Doublethink is, in 1984, close to being the Party's central doctrine: the virtuous responsibility of its adherents to learn how to hold contradictory thoughts in one's mind simultaneously. But, more than that, it's a way of holding the scaffolding of bias in your mind such taht it reinforces the Party's views wherever possible.
"It needed also a sort of athleticism of mind, an ability at one moment to make the most delicate use of logic and at the next to be unconscious of the crudest logical errors. Stupidity was as necessary as intelligence, and as difficult to attain."
That was the part of the book where doublethink became a lot more chilling. That was the point where it stopped seeming like doublethink was some extraordinary effort by a near-alien political body, a pursuit doomed to at least partial imperfection forever. It started seeming like regular old run-of-the-mill cognitive bias. It started seeming like the way human brains work all the time.
I thought about how much easier, for example, it is to ignore or make excuses for the undeniably problematic nature of the Office than it is for Tosh.0, or how easy it is for me to see subtle distinctions in cases that support my political arguments, and how easy it is to dismiss an opponent's argument when they pull out the same kind of subtle distinctions as "Distinction without difference." That doesn't necessarily means that my arguments are wrong, but it does mean I lean towards continuing to believe things rather than changing my mind, for reasons that aren't very good.
One of the most unrealistic things about Dystopian fiction, the same unrealistic thing that shows up in conspiracy theories, is the idea that there's a high-powered organizing force creating the flaws in human nature and society that the writers or conspiracy theorists see around them. Doublethink is, I think, a possible and real phenomenon; it's even the natural state of most thought. The ability to coordinate it, though, the way IngSoc seeks to do, might be a little beyond human ability. Instead, we naturally drift towards rationalizing systems in groups and clusters.

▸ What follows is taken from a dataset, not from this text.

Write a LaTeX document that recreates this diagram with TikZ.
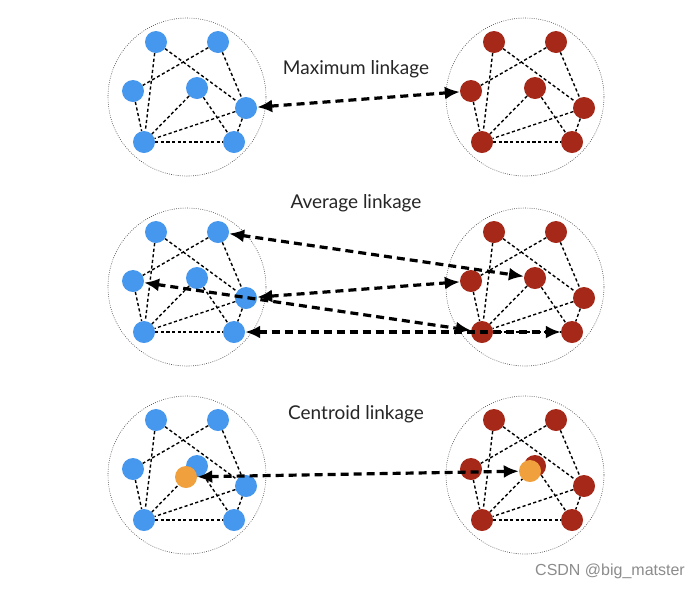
\documentclass[tikz,border=0pt]{standalone}
\usepackage{fontspec}
\setmainfont{Lato}
\newfontfamily\wmfont{Liberation Sans}
\usetikzlibrary{arrows.meta}
\definecolor{nblue}{RGB}{70,152,238}
\definecolor{nred}{RGB}{165,40,25}
\definecolor{norange}{RGB}{240,160,60}
\newcommand\mycluster[4]{%
  \draw[ring] (#2,#3) circle (79pt);
  \begin{scope}[shift={(#2,#3)}]
    \node[pt,fill=#4] (#1A) at (-31,-55) {};
    \node[pt,fill=#4] (#1B) at (31,-55) {};
    \node[pt,fill=#4] (#1C) at (-54,-6) {};
    \node[pt,fill=#4] (#1D) at (10,-9) {};
    \node[pt,fill=#4] (#1E) at (59,11) {};
    \node[pt,fill=#4] (#1F) at (-43,45) {};
    \node[pt,fill=#4] (#1G) at (47,45) {};
  \end{scope}
  \draw[cedge] (#1A) -- (#1F);
  \draw[cedge] (#1A) -- (#1E);
  \draw[cedge] (#1B) -- (#1C);
  \draw[cedge] (#1B) -- (#1E);
  \draw[cedge] (#1C) -- (#1F);
  \draw[cedge] (#1D) -- (#1F);
  \draw[cedge] (#1D) -- (#1G);
  \draw[cedge] (#1E) -- (#1F);
  \draw[cedge] (#1E) -- (#1G);
  \draw[cedge] (#1F) -- (#1G);
}
\begin{document}
\begin{tikzpicture}[x=1pt,y=-1pt,
  pt/.style={circle,inner sep=0pt,minimum size=22pt,draw=none},
  cedge/.style={line width=1.4pt,dash pattern=on 3.2pt off 2.4pt,black},
  link/.style={line width=3.2pt,dash pattern=on 8pt off 5pt,black,
    {Latex[length=15pt,width=13pt]}-{Latex[length=15pt,width=13pt]}},
  ring/.style={line width=0.6pt,dash pattern=on 0.8pt off 1.4pt,black!70},
  lbl/.style={font=\fontsize{19}{22}\selectfont,text=black!85}]
\useasboundingbox (0,0) rectangle (700,590);
\fill[white] (0,0) rectangle (700,590);
% top row
\mycluster{TL}{187}{97}{nblue}
\mycluster{TR}{525}{97}{nred}
% middle row
\mycluster{ML}{187}{287}{nblue}
\mycluster{MR}{525}{287}{nred}
% bottom row
\mycluster{BL}{187}{475}{nblue}
\mycluster{BR}{525}{475}{nred}
\node[pt,fill=norange] (BLO) at (186,477) {};
\node[pt,fill=norange] (BRO) at (530,471) {};
% labels
\node[lbl] (t1) at (356,69) {Maximum linkage};
\node[lbl] (t2) at (356,203) {Average linkage};
\node[lbl] (t3) at (356,414) {Centroid linkage};
% links
\draw[link] (TLE) -- (TRC);
\draw[link] (MLB) -- (MRD);
\draw[link] (MLE) -- (MRC);
\draw[link] (MLC) -- (MRF);
\draw[link] (MLG) -- (MRG);
\draw[link] (BLO) -- (BRO);
% watermark
\node[font=\wmfont\fontsize{16}{18}\selectfont,text=black!45] (wm) at (610,571) {CSDN @big\_matster};
\end{tikzpicture}
\end{document}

O'Brian is right about a lot of things in his interrogations with Winston. He's right about the implications of collective solipsism (though I strongly believe that Winston was right about solipsism being inherently flawed,) and I think he's right about the reasons for the inevitable downfall of other authoritarian governments, that they grow soft or weak. The cult-like methods used in the Ministry of Love would also probably work, if they could be executed on a large enough scale.
I'm glad that history didn't go the way Orwell wrote about, but I also don't think he was trying to make a prediction. Rather, I think he was trying to illustrate the concepts that were active in his time, which allowed for individuals like Hitler and Stalin to reach a peak of power, and establish the idea of a gradient. It's better for humanity to be fractured into thousands or millions of subgroups with their own variously broken modes of thought than it is for there to be three dominant groups piloting world affairs. It's better for the revolting middle class to at least sort of half-believe in the values of equality and liberty, because when they fail to live up to the moral demands of power, they will at least not fail completely, undermining the class structure more and more by degrees. And even if there's no way to crawl out of the oppression of the thought-landscape you have access to, even if there's no way you can think totally clearly, (which no one can,) it's better to be closer to reasonable rather than further away.